800G QSFP-DD increases per-port bandwidth, allowing switches to connect more GPU nodes within the same space and significantly improving port density. This supports the scale-out of AI clusters. Higher bandwidth also reduces the number of switch tiers and simplifies network architecture, helping to lower latency and complexity.
Ultimately, 800G networks effectively alleviate communication bottlenecks, improve compute utilization, and accelerate large-model training and inference, making them a key foundation for the next phase of large-scale AI data center development.
800G QSFP-DD provides high-bandwidth, low-latency east-west connectivity for large-scale AI training and inference, enabling fast data synchronization between GPU nodes. It significantly enhances intra-data-center interconnect capacity while maintaining high port density, making it the preferred choice for modern AI clusters.

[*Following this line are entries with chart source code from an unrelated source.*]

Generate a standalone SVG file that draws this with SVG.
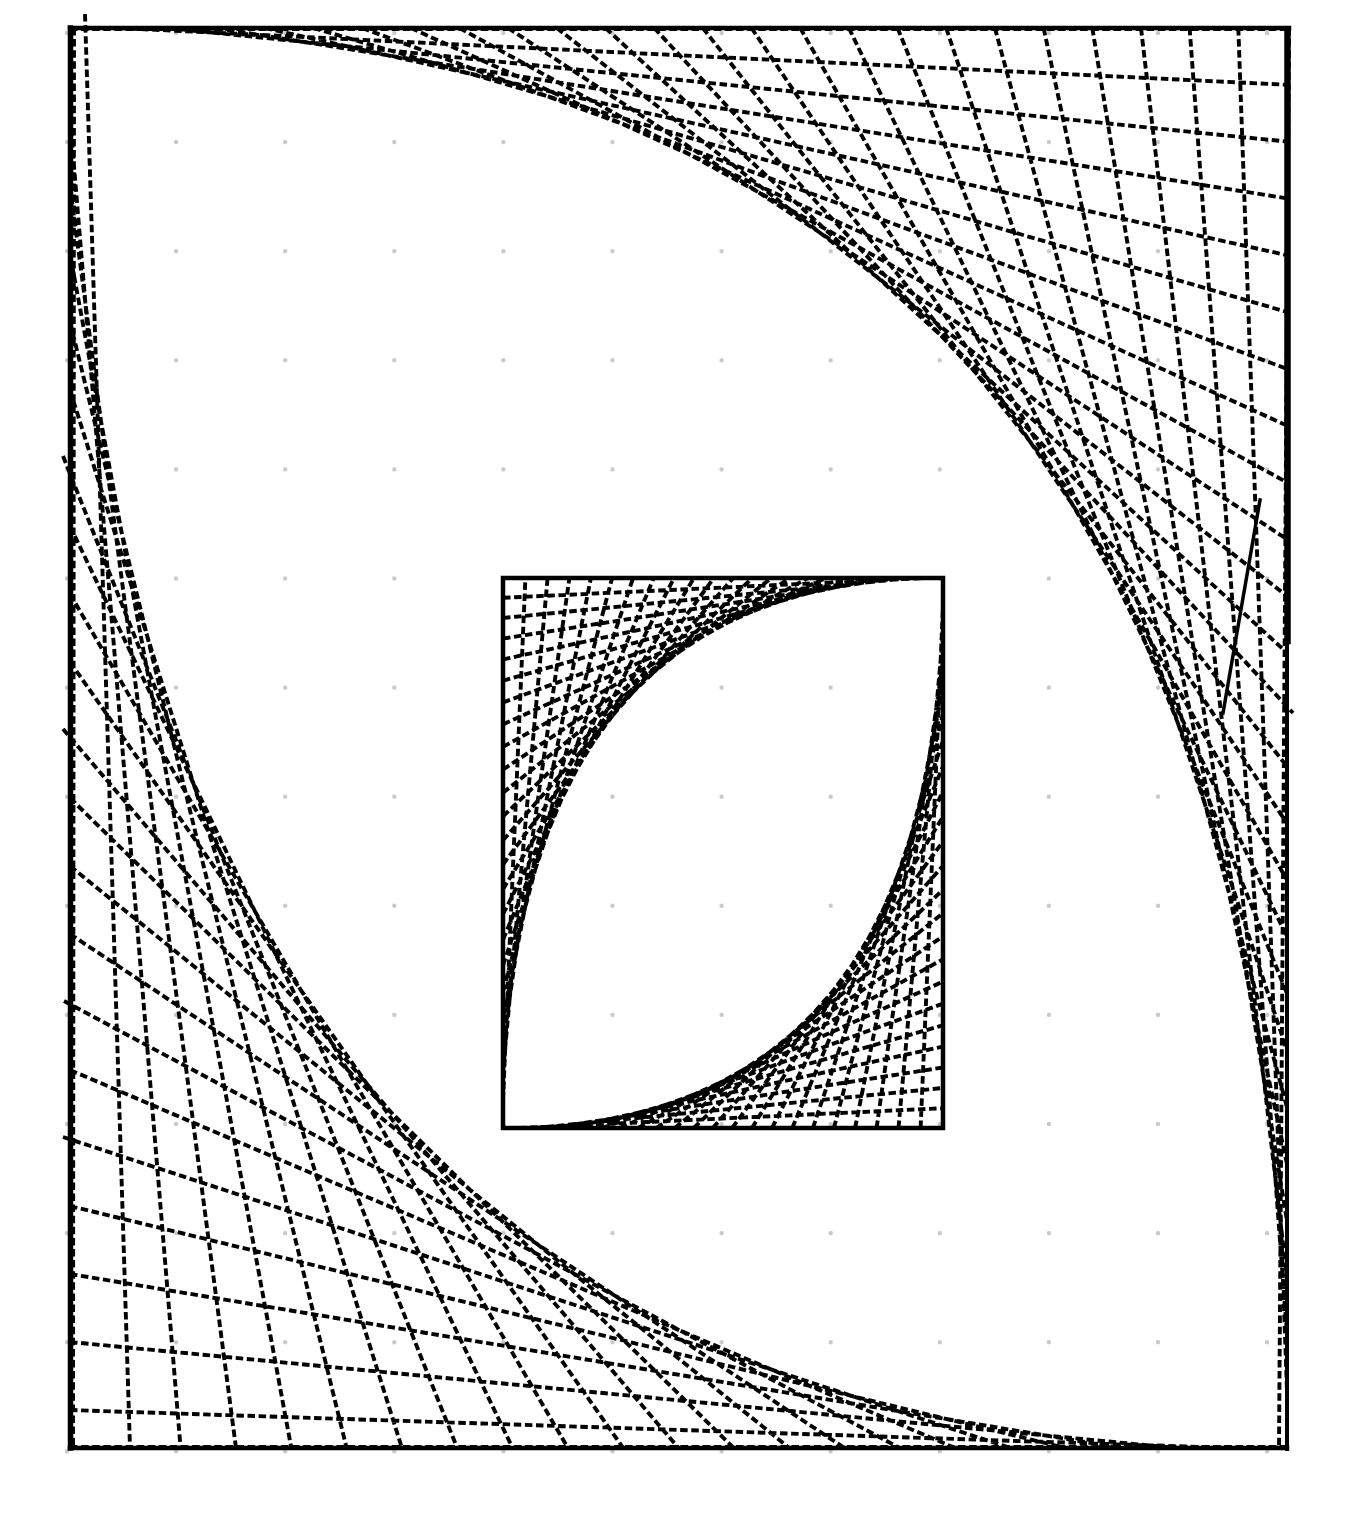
<svg xmlns="http://www.w3.org/2000/svg" width="1362" height="1523" viewBox="0 0 1362 1523">
<style>
.d{fill:none;stroke:#000;stroke-width:3.9;stroke-dasharray:7.5 3.6}
.s{fill:none;stroke:#000;stroke-linecap:square}
</style>
<defs>
<pattern id="grid" patternUnits="userSpaceOnUse" x="12.45" y="-21.55" width="109.1" height="109.1">
<circle cx="54.55" cy="54.55" r="2.2" fill="#c8c8c8"/>
</pattern>
</defs>
<rect width="1362" height="1523" fill="#fff"/>
<rect width="1362" height="1523" fill="url(#grid)"/>
<g id="outer-upper-right">
<path class="d" d="M70 29L1287 29M118.7 28L1287 84.8M167.4 28L1287 141.6M216 28L1287 198.4M264.7 28L1287 255.2M313.4 28L1287 312M362.1 28L1287 368.8M410.8 28L1287 425.6M459.4 28L1287 482.4M508.1 28L1287 539.2M556.8 28L1287 596M605.5 28L1287 652.8M654.2 28L1293 713M702.8 28L1287 766.4M751.5 28L1287 823.2M800.2 28L1287 880M848.9 28L1287 936.8M897.6 28L1287 993.6M946.2 28L1287 1050.4M994.9 28L1287 1107.2M1043.6 28L1287 1164M1092.3 28L1287 1220.8M1141 28L1287 1277.6M1189.6 28L1287 1334.4M1238.3 28L1287 1391.2M1289 28L1279 1447"/>
</g>
<g id="outer-lower-left">
<path class="d" d="M74 28L73 1448M85 14L130 1448M70 118L180.6 1448M70 186L236 1448M70 254L291.3 1448M70 322L346.6 1448M70 390L401.9 1448M63 456L457.2 1448M70 526L512.6 1448M70 594L567.9 1448M70 662L623.2 1448M63 729L678.5 1448M70 798L733.8 1448M70 866L789.2 1448M70 934L844.5 1448M64 1001L899.8 1448M70 1070L955.1 1448M63 1137L1010.4 1448M70 1206L1065.8 1448M70 1274L1121.1 1448M70 1342L1176.4 1448M70 1410L1231.7 1448M70 1447L1287 1447"/>
</g>
<g id="inner-upper-left">
<path class="d" d="M503 1100L525.4 578M503 1072.3L547.6 578M503 1045L569.4 578M503 1018.1L590.9 578M503 991.6L612.1 578M503 965.4L633.1 578M503 939.7L653.7 578M503 914.2L674 578M503 889.2L694 578M503 864.5L713.8 578M503 840.3L733.2 578M503 816.3L752.3 578M503 792.8L771.2 578M503 769.6L789.7 578M503 746.9L807.9 578M503 724.4L825.9 578M503 702.4L843.5 578M503 680.7L860.8 578M503 659.4L877.9 578M503 638.5L894.6 578M503 618L911 578M503 597.8L927.2 578"/>
</g>
<g id="inner-lower-right">
<path class="d" d="M920.6 1128L943 606M898.5 1128L943 633.7M876.6 1128L943 661M855.1 1128L943 687.9M833.9 1128L943 714.4M812.9 1128L943 740.6M792.3 1128L943 766.4M772 1128L943 791.8M752 1128L943 816.8M732.2 1128L943 841.5M712.8 1128L943 865.7M693.7 1128L943 889.7M674.8 1128L943 913.2M656.3 1128L943 936.4M638.1 1128L943 959.2M620.2 1128L943 981.6M602.5 1128L943 1003.6M585.2 1128L943 1025.3M568.1 1128L943 1046.6M551.4 1128L943 1067.5M535 1128L943 1088M518.8 1128L943 1108.2"/>
</g>
<g id="frame">
<path class="s" stroke-width="5.5" d="M70.5 28L70.5 1448"/>
<path class="s" stroke-width="4.5" d="M70 28L1289 28"/>
<path class="s" stroke-width="4.5" d="M70 1448L1287 1448"/>
<path class="s" stroke-width="4" d="M1287 28L1287 1449"/>
<path class="s" stroke-width="6.5" d="M1287.5 30L1287.5 641"/>
<rect class="s" stroke-width="4.5" x="503" y="578" width="440" height="550"/>
<path class="s" stroke-width="3.5" d="M1260 500L1223 713"/>
</g>
</svg>
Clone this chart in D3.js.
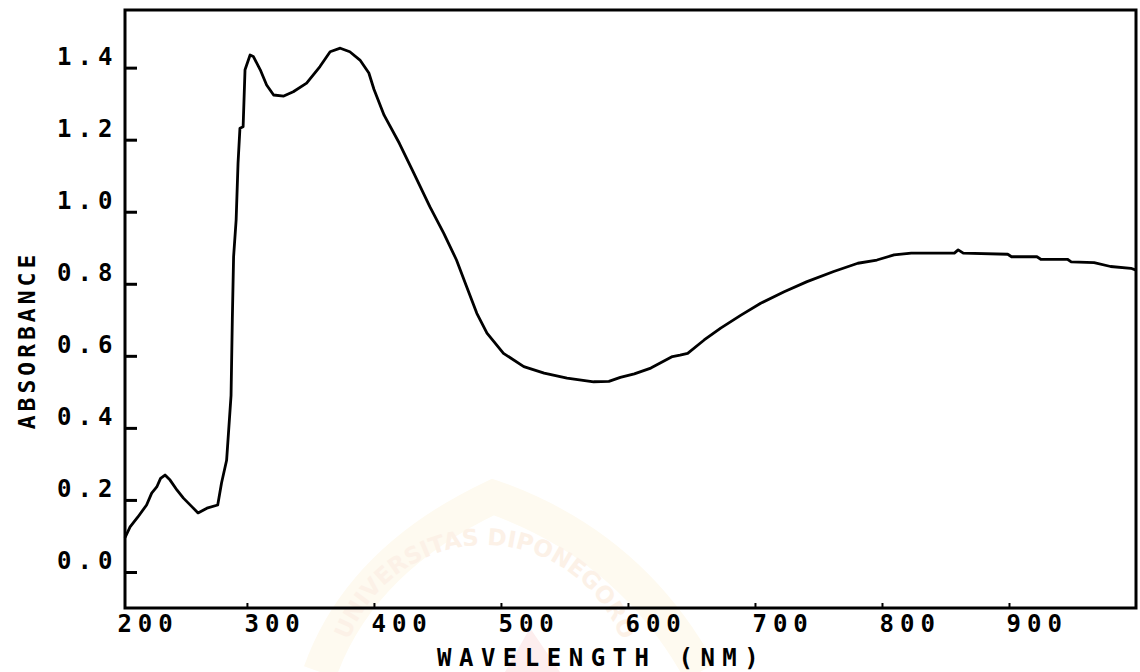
<!DOCTYPE html>
<html>
<head>
<meta charset="utf-8">
<script src="https://cdn.jsdelivr.net/npm/d3@7"></script>
<style>
    html, body { margin: 0; padding: 0; background: #fff; }
    #chart { width: 1140px; height: 672px; }
    text { font-family: "DejaVu Sans Mono", monospace; font-weight: bold; fill: #000; }
</style>
</head>
<body>
<div id="chart"></div>
<script>

// Spectrum
var wavelength = [204, 208, 214, 221, 225, 229, 232, 235.5, 239.5, 245, 250, 257, 261.5, 268.5, 277, 280, 284,
    287.5, 288.5, 289.5, 291.5, 293, 294.5, 297, 298.5, 302.5, 305, 310.5, 315.5, 321, 329, 336.5, 347, 357.5,
    365.5, 373.5, 381, 389, 396, 400, 408, 420, 431, 444, 455, 465, 473, 481, 489, 502, 518, 534, 552, 573,
    585, 594, 605, 618, 635, 641, 647, 660, 673, 689, 704.5, 723, 741, 762, 781, 796, 809.5, 823, 849, 857,
    860, 864, 899, 902, 922, 925, 946, 949, 967, 980, 996, 1000];
var absorbance = [0.095, 0.125, 0.152, 0.186, 0.219, 0.236, 0.26, 0.269, 0.255, 0.227, 0.205, 0.18, 0.164, 0.177, 0.186, 0.247, 0.31,
    0.49, 0.70, 0.875, 0.977, 1.135, 1.232, 1.236, 1.394, 1.435, 1.431, 1.394, 1.352, 1.324, 1.321, 1.333, 1.357, 1.403,
    1.444, 1.454, 1.444, 1.421, 1.385, 1.34, 1.268, 1.19, 1.11, 1.014, 0.94, 0.866, 0.792, 0.718, 0.663, 0.607, 0.57, 0.552, 0.538, 0.528,
    0.529, 0.54, 0.55, 0.566, 0.598, 0.602, 0.607, 0.644, 0.677, 0.713, 0.746, 0.778, 0.806, 0.834, 0.857, 0.866, 0.88, 0.885, 0.885, 0.885,
    0.894, 0.885, 0.882, 0.875, 0.875, 0.868, 0.868, 0.861, 0.859, 0.848, 0.843, 0.838];

var xTicks = [200, 300, 400, 500, 600, 700, 800, 900];
var yTicks = [0.0, 0.2, 0.4, 0.6, 0.8, 1.0, 1.2, 1.4];
var xTitle = "WAVELENGTH (NM)";
var yTitle = "ABSORBANCE";
var watermark = "UNIVERSITAS DIPONEGORO";

var margin = { top: 10, right: 4, bottom: 64, left: 125 };
var W = 1140, H = 672;
var width = W - margin.left - margin.right;
var height = H - margin.top - margin.bottom;

var svg = d3.select("#chart").append("svg")
    .attr("width", W)
    .attr("height", H);

// very faint watermark behind the plot
var wm = svg.append("g").attr("class", "watermark");
wm.append("path")
    .attr("d", "M 320 672 Q 360 560 493 497 Q 630 545 700 672")
    .attr("fill", "none")
    .attr("stroke", "#fefaf0")
    .attr("stroke-width", 34);
wm.append("path")
    .attr("id", "wmArc")
    .attr("d", d3.arc()({ innerRadius: 145, outerRadius: 145, startAngle: -1.3, endAngle: 1.3 }))
    .attr("transform", "translate(485,690)")
    .attr("fill", "none");
wm.append("text")
    .style("font-family", "'DejaVu Sans', sans-serif")
    .style("font-size", "23px")
    .style("fill", "#fcf1e7")
    .append("textPath")
    .attr("href", "#wmArc")
    .attr("startOffset", "25%")
    .attr("text-anchor", "middle")
    .text(watermark);
wm.append("path")
    .attr("d", "M 505 672 L 530 628 L 560 672 Z")
    .attr("fill", "#fdeeee");

var g = svg.append("g")
    .attr("transform", "translate(" + margin.left + "," + margin.top + ")");

var x = d3.scaleLinear().domain([204, 1000]).range([0, width]);
var y = d3.scaleLinear().domain([-0.1, 1.56]).range([height, 0]);

var data = wavelength.map((w, i) => ({ w: w, a: absorbance[i] }));

// axes, labels left-aligned like the plotter output
var xAxis = d3.axisBottom(x).tickValues(xTicks).tickSize(-5).tickSizeOuter(0).tickFormat(d3.format("d"));
var yAxis = d3.axisLeft(y).tickValues(yTicks).tickSize(-12).tickSizeOuter(0).tickFormat(d3.format(".1f"));

var gx = g.append("g")
    .attr("transform", "translate(0," + height + ")")
    .call(xAxis);
gx.select(".domain").remove();
gx.selectAll(".tick line").attr("stroke", "#000").attr("stroke-width", 2)
    .attr("display", d => d < 204 ? "none" : null);
gx.selectAll(".tick text")
    .attr("text-anchor", "start")
    .attr("x", -3)
    .attr("y", 24)
    .attr("dy", 0)
    .style("font-size", "24px")
    .style("letter-spacing", "6px");

var gy = g.append("g").call(yAxis);
gy.select(".domain").remove();
gy.selectAll(".tick line").attr("stroke", "#000").attr("stroke-width", 3);
gy.selectAll(".tick text")
    .attr("text-anchor", "start")
    .attr("x", -68)
    .attr("y", -3)
    .attr("dy", 0)
    .style("font-size", "24px")
    .style("letter-spacing", "6px");

// frame
g.append("rect")
    .attr("width", width)
    .attr("height", height)
    .attr("fill", "none")
    .attr("stroke", "#000")
    .attr("stroke-width", 3);

// spectrum
var line = d3.line()
    .x(d => x(d.w))
    .y(d => y(d.a));

g.append("path")
    .datum(data)
    .attr("fill", "none")
    .attr("stroke", "#000")
    .attr("stroke-width", 2.8)
    .attr("stroke-linejoin", "round")
    .attr("d", line);

// titles
svg.append("text")
    .attr("x", 437)
    .attr("y", 666)
    .style("font-size", "24px")
    .style("letter-spacing", "7.5px")
    .text(xTitle);

svg.append("text")
    .attr("transform", "translate(35,340) rotate(-90)")
    .attr("text-anchor", "middle")
    .style("font-size", "23px")
    .style("letter-spacing", "4px")
    .text(yTitle);

</script>
</body>
</html>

In hyperscale cloud platforms, 800G QSFP-DD supports Spine-Leaf architecture upgrades, doubling switch port density and link bandwidth. This reduces network tiers, optimizes cabling, and improves rack and data center space utilization.
For cross-building, campus, or metro-level connections, FR4, LR4, or ZR modules enable stable transmission over distances ranging from 2 km to 80 km, meeting the high-bandwidth interconnect requirements of multi-site deployments.
HPC and large-scale AI platforms require extremely high bandwidth for model training and data exchange. 800G QSFP-DD offers a low-power, highly reliable solution suitable for high-density rack deployments, helping handle sudden surges in traffic.
As GPUs, AI accelerators, and large-scale models continue to grow, data centers are beginning to demand 1.6T and even higher-speed networks. 800G QSFP-DD serves as a foundation for a smooth transition to the next generation of high-speed optical modules.
Power consumption and thermal management will remain key considerations. Future 800G and higher-speed modules will further optimize PAM4 modulation, circuit design, and DSP algorithms to increase bandwidth while reducing power usage.
800G QSFP-DD will see widespread deployment in AI data centers, cloud service provider (CSP) networks, and HPC platforms, driving network architectures toward high bandwidth, low latency, and strong scalability.
800G QSFP-DD is not just an incremental upgrade—it’s a necessity for the AI-driven future. With mass adoption in 2026, early adopters will gain significant advantages in training speed and cost efficiency. As AI models continue to scale, 800G will power the next wave of innovation.